Experiments with e-paper
I enjoy playing with new technology and one thing I hadn't experimented with before was epaper or eink. These are the displays found within ereaders like the Kindle.
The displays come in a wide range of sizes with the smaller ones being targeted towards the retail market.
Most retailers refresh the shelf labels on a weekly basis when prices change or products get moved so an ideal use would be to replace all these paper tickets with epaper displays. Price updates can be transmitted over a wireless connection with the screens coming out of hibernation once a day to check or through a common data bus built into the shelf.
While at university I spent a bit of time working in retail and in my opinion automating this process would definitely be a worthwhile thing.
The larger screens then start moving into the territory of ereaders. I bought a B&N nook last year when they hit £30 and this has a relatively small battery about, 1500mAh, despite this it lasts for 2 months and the epaper display allows for this.
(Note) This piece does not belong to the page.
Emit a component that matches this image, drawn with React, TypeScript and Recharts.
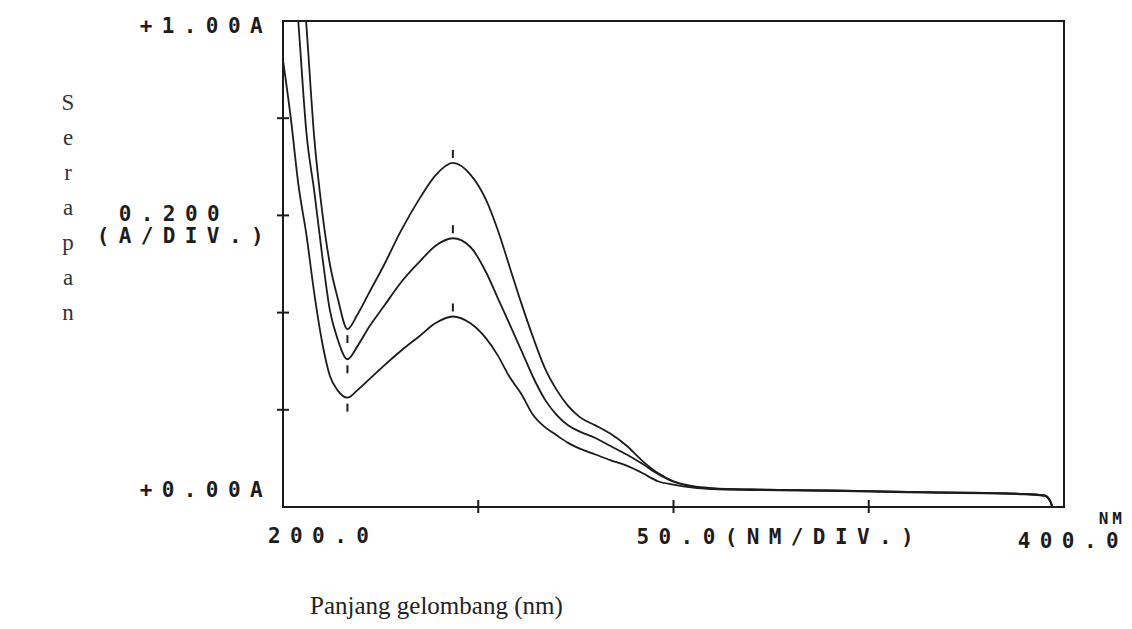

The displays consume power when they update but otherwise require no power to maintain a stable image.
The device I was working with was a Pervasive Displays 2.7" screen which was mounted on a breakout board from Embedded Artists.
There are some issues with the display and things I wasn't expecting, all of which are explained in the video below. The biggest potential issue for me is the number of pins the display requires from the microcontroller and the amount of memory needed to display dynamic content; the display will run from an arduino but only just.
Sadly I can't think of a use for an epaper display so my screen will be going into my display draw for now. I might try and find a small screen and include it in something as a serial number display just for the novelty factor.